Existence and uniqueness of finite fields

A finite field is a field with finitely many elements.

Theorem (Existence and uniqueness). Let $q=p^n$ where $p$ is prime and $n\ge1$.

1. (Existence) There exists a field $\mathbb{F}_q$ with exactly $q$ elements. It has characteristic $p$.
2. (Uniqueness) Any two fields with $q$ elements are isomorphic (so $\mathbb{F}_q$ is well-defined up to unique isomorphism).
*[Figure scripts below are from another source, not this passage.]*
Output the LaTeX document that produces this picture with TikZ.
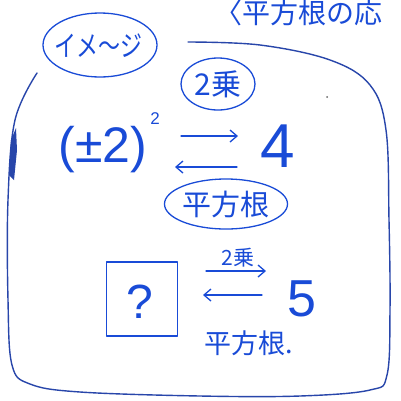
\documentclass[tikz,border=0pt]{standalone}
\usepackage{fontspec}
\usetikzlibrary{shapes.geometric,arrows.meta}
\newfontfamily\jp{Noto Sans CJK JP}
\setmainfont{Liberation Sans}
\definecolor{ink}{RGB}{25,75,215}
\definecolor{frame}{RGB}{40,70,170}
\begin{document}
\begin{tikzpicture}[x=1pt,y=-1pt,
  pen/.style={draw=ink,line width=1.3pt,line cap=round,line join=round},
  fr/.style={draw=frame,line width=1.4pt,line cap=round,line join=round},
  lbl/.style={text=ink,inner sep=0pt},
  arr/.style={pen,-{Straight Barb[length=7pt,width=12pt]}}]
\useasboundingbox (0,0) rectangle (401,400);
\fill[white] (0,0) rectangle (401,400);
\begin{scope}
\clip (0,0) rectangle (401,400);
% frame
\draw[fr] plot[smooth,tension=0.6] coordinates {(188,42) (260,45) (330,60) (370,85) (386,130) (389,220) (390,310) (387,375) (370,390) (300,396) (200,396) (80,392) (30,384) (12,365) (8,300) (8,200) (15,120) (37,73)};
\fill[frame] (9,175) -- (11,140) -- (16,128) -- (17,150) -- (14,180) -- cycle;
% top-right heading
\node[lbl,anchor=west,font=\jp\fontsize{28}{28}\selectfont] (head) at (214,13) {〈平方根の応};
% イメージ oval
\draw[pen] (100,45) ellipse [x radius=57,y radius=32];
\node[lbl,font=\jp\fontsize{22}{22}\selectfont,yscale=1.3] (img) at (98,46) {イメ〜ジ};
% 2乗 oval
\node[pen,ellipse,minimum width=74pt,minimum height=52pt,inner sep=0pt,font=\jp\fontsize{30}{30}\selectfont,text=ink] (sq1) at (218,84) {2乗};
% (±2)^2
\node[lbl,font=\fontsize{50}{50}\selectfont] (pm) at (103,150) {(±2)};
\node[lbl,font=\fontsize{17}{17}\selectfont] (sup) at (155,119) {2};
\node[lbl,font=\fontsize{62}{62}\selectfont] (four) at (278,146) {4};
\coordinate (a1s) at (181,136); \coordinate (a1e) at (238,136);
\draw[arr] (a1s) -- (a1e);
\coordinate (a2s) at (237,167); \coordinate (a2e) at (175,167);
\draw[arr] (a2s) -- (a2e);
% 平方根 oval
\node[pen,ellipse,minimum width=100pt,minimum height=50pt,inner sep=0pt,font=\jp\fontsize{29}{29}\selectfont,text=ink] (sqrt1) at (226,204) {平方根};
% lower part
\node[lbl,font=\jp\fontsize{21}{21}\selectfont] (sq2) at (238,258) {2乗};
\coordinate (b1s) at (206,271); \coordinate (b1e) at (266,271);
\draw[arr] (b1s) -- (b1e);
\node[pen,minimum width=71pt,minimum height=74pt,inner sep=0pt] (box) at (142,299) {};
\node[lbl,font=\fontsize{48}{48}\selectfont] (q) at (140,302) {?};
\coordinate (b2s) at (262,295); \coordinate (b2e) at (203,295);
\draw[arr] (b2s) -- (b2e);
\node[lbl,font=\fontsize{52}{52}\selectfont] (five) at (302,299) {5};
\node[lbl,font=\jp\fontsize{27}{27}\selectfont] (sqrt2) at (249,343) {平方根.};
\fill[black!60] (327,97) circle (1pt);
\end{scope}
\end{tikzpicture}
\end{document}
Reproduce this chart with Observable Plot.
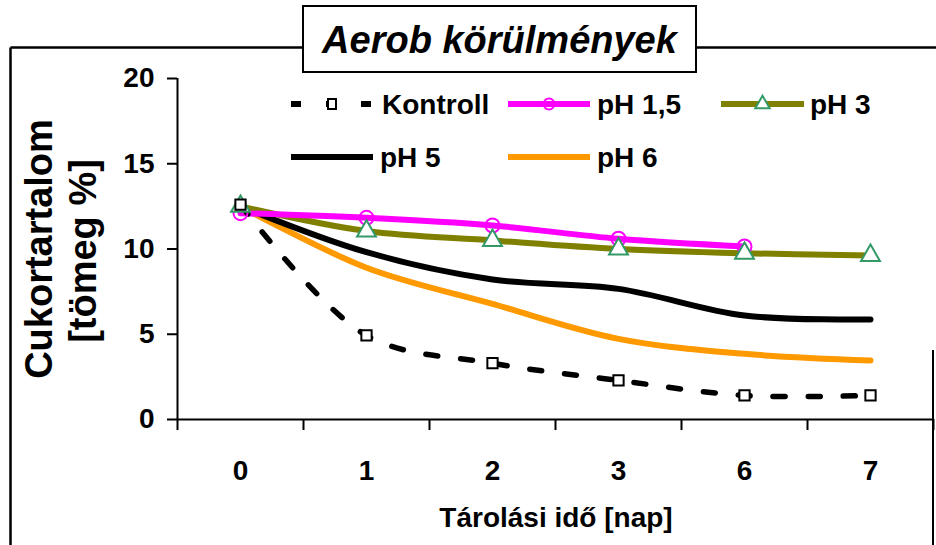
<!DOCTYPE html>
<html><head><meta charset="utf-8">
<script src="https://cdn.jsdelivr.net/npm/d3@7"></script>
<script src="https://cdn.jsdelivr.net/npm/@observablehq/plot@0.6"></script>
<style>body{margin:0;background:#fff;} #chart{width:936px;height:545px;}</style>
</head><body><div id="chart"></div>
<script>
// ---- data ----
const days = ["0", "1", "2", "3", "6", "7"];
const yTicks = [0, 5, 10, 15, 20];
const kontroll = [12.6, 4.93, 3.3, 2.29, 1.41, 1.41];
const ph15 = [12.1, 11.83, 11.38, 10.6, 10.15];
const ph3 = [12.5, 11.05, 10.5, 10.0, 9.75, 9.62];
const ph5 = [12.5, 9.81, 8.21, 7.66, 6.1, 5.87];
const ph6 = [12.5, 8.9, 6.78, 4.73, 3.85, 3.46];
const seriesNames = ["Kontroll", "pH 1,5", "pH 3", "pH 5", "pH 6"];
const titleText = "Aerob körülmények";
const xTitle = "Tárolási idő [nap]";
const yTitle1 = "Cukortartalom";
const yTitle2 = "[tömeg %]";

const FONT = "'Liberation Sans', Arial, sans-serif";
const tidy = (name, arr) => arr.map((v, i) => ({series: name, i, v}));
const dK = tidy(seriesNames[0], kontroll);
const d15 = tidy(seriesNames[1], ph15);
const d3s = tidy(seriesNames[2], ph3);
const d5 = tidy(seriesNames[3], ph5);
const d6 = tidy(seriesNames[4], ph6);

const C = {k: "#000000", p15: "#FF00FF", p3: "#808000", p3m: "#339966", p5: "#000000", p6: "#FF9900"};
const LW = 6;

const svg = Plot.plot({
  width: 936, height: 545,
  marginLeft: 177, marginRight: 3, marginTop: 78, marginBottom: 126,
  style: {fontFamily: FONT, background: "white", overflow: "visible", color: "black"},
  x: {domain: [-0.5, 5.5], axis: null},
  y: {domain: [0, 20], axis: null},
  marks: [
    Plot.axisY({ticks: yTicks, tickSize: 10, tickPadding: 13, fontSize: 28, fontWeight: "bold", strokeWidth: 2, label: null}),
    Plot.axisX({ticks: d3.range(-0.5, 6, 1), tickSize: 11, tickFormat: () => "", strokeWidth: 2, label: null}),
    Plot.axisX({ticks: days.map((d, i) => i), tickSize: 0, tickPadding: 41, tickFormat: i => days[i], fontSize: 28, fontWeight: "bold", label: null}),
    Plot.ruleX([-0.5], {strokeWidth: 2}),
    Plot.ruleY([0], {strokeWidth: 2}),
    Plot.line(d6, {x: "i", y: "v", stroke: C.p6, strokeWidth: LW, curve: "catmull-rom"}),
    Plot.line(d5, {x: "i", y: "v", stroke: C.p5, strokeWidth: LW, curve: "catmull-rom"}),
    Plot.line(d3s, {x: "i", y: "v", stroke: C.p3, strokeWidth: LW, curve: "catmull-rom"}),
    Plot.line(d15, {x: "i", y: "v", stroke: C.p15, strokeWidth: LW, curve: "catmull-rom"}),
    Plot.line(dK, {x: "i", y: "v", stroke: C.k, strokeWidth: 5.5, strokeDasharray: "12,23", curve: "catmull-rom"}),
    Plot.dot(d15, {x: "i", y: "v", r: 7, stroke: C.p15, fill: "none", strokeWidth: 2}),
    Plot.dot(d3s, {x: "i", y: "v", symbol: "triangle", r: 7, stroke: C.p3m, fill: "white", strokeWidth: 2}),
    Plot.dot(dK, {x: "i", y: "v", symbol: "square", r: 5.8, stroke: "black", fill: "white", strokeWidth: 2})
  ]
});
document.getElementById("chart").appendChild(svg);

const s = d3.select(svg);
// frame
s.append("line").attr("x1", 10.5).attr("x2", 936).attr("y1", 47.5).attr("y2", 47.5).attr("stroke", "black").attr("stroke-width", 2.5);
s.append("line").attr("x1", 10.5).attr("x2", 10.5).attr("y1", 47.5).attr("y2", 545).attr("stroke", "black").attr("stroke-width", 2.5);
s.append("line").attr("x1", 933).attr("x2", 933).attr("y1", 350).attr("y2", 545).attr("stroke", "black").attr("stroke-width", 2);
// title box
s.append("rect").attr("x", 303).attr("y", 6).attr("width", 393).attr("height", 66).attr("fill", "white").attr("stroke", "black").attr("stroke-width", 2);
s.append("text").attr("x", 499.5).attr("y", 53).attr("text-anchor", "middle").attr("font-size", 38).attr("font-weight", "bold").attr("font-style", "italic").attr("font-family", FONT).text(titleText);
// axis titles
s.append("text").attr("transform", "translate(52,249) rotate(-90)").attr("text-anchor", "middle").attr("font-size", 38).attr("font-weight", "bold").attr("font-family", FONT).text(yTitle1);
s.append("text").attr("transform", "translate(96,251) rotate(-90)").attr("text-anchor", "middle").attr("font-size", 38).attr("font-weight", "bold").attr("font-family", FONT).text(yTitle2);
s.append("text").attr("x", 556).attr("y", 527).attr("text-anchor", "middle").attr("font-size", 28).attr("font-weight", "bold").attr("font-family", FONT).text(xTitle);

// legend
const leg = s.append("g").attr("font-family", FONT).attr("font-size", 28).attr("font-weight", "bold").attr("text-anchor", "start");
const items = [
  {name: seriesNames[0], x1: 291, x2: 373, y: 104, stroke: C.k, dash: "10,25", marker: "square", tx: 382},
  {name: seriesNames[1], x1: 508, x2: 590, y: 104, stroke: C.p15, marker: "circle", tx: 597},
  {name: seriesNames[2], x1: 721, x2: 804, y: 104, stroke: C.p3, marker: "triangle", tx: 810},
  {name: seriesNames[3], x1: 291, x2: 373, y: 157, stroke: C.p5, tx: 380},
  {name: seriesNames[4], x1: 508, x2: 590, y: 157, stroke: C.p6, tx: 597}
];
for (const it of items) {
  const l = leg.append("line").attr("x1", it.x1).attr("x2", it.x2).attr("y1", it.y).attr("y2", it.y).attr("stroke", it.stroke).attr("stroke-width", 6);
  if (it.dash) l.attr("stroke-dasharray", it.dash);
  const cx = (it.x1 + it.x2) / 2;
  if (it.marker === "square") leg.append("rect").attr("x", cx - 4).attr("y", it.y - 5).attr("width", 8).attr("height", 10).attr("fill", "white").attr("stroke", "black").attr("stroke-width", 2);
  if (it.marker === "circle") leg.append("circle").attr("cx", cx).attr("cy", it.y).attr("r", 5.5).attr("fill", "none").attr("stroke", C.p15).attr("stroke-width", 2);
  if (it.marker === "triangle") leg.append("path").attr("transform", `translate(${cx},${it.y})`).attr("d", d3.symbol(d3.symbolTriangle, 90)()).attr("fill", "white").attr("stroke", C.p3m).attr("stroke-width", 2);
  leg.append("text").attr("x", it.tx).attr("y", it.y + 10).attr("text-anchor", "start").text(it.name);
}
</script>
</body></html>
A concrete construction is:

• Start with $\mathbb{F}_p$.
• Choose an irreducible polynomial $f(x)\in \mathbb{F}_p[x]$ of degree $n$.
• Form the quotient $\mathbb{F}_p[x]/(f)$, which is a field of size $p^n$.

Uniqueness can be seen by noting that every field with $q$ elements is the splitting field of $x^q-x$ over $\mathbb{F}_p$, and splitting fields are unique up to $\mathbb{F}_p$-isomorphism.

Examples

1. $q=p$. Then $\mathbb{F}_p\cong \mathbb{Z}/p\mathbb{Z}$ is the unique field of order $p$.

2. $q=4=2^2$. Take $f(x)=x^2+x+1\in\mathbb{F}_2[x]$, which has no root in $\mathbb{F}_2$ and hence is irreducible.
   Then $\mathbb{F}_4\cong \mathbb{F}_2[x]/(x^2+x+1)$.

3. $q=9=3^2$. The polynomial $f(x)=x^2+1\in\mathbb{F}_3[x]$ has no root in $\mathbb{F}_3$ (since $0^2+1=1$, $1^2+1=2$, $2^2+1=2$), so it is irreducible.
   Then $\mathbb{F}_9\cong \mathbb{F}_3[x]/(x^2+1)$.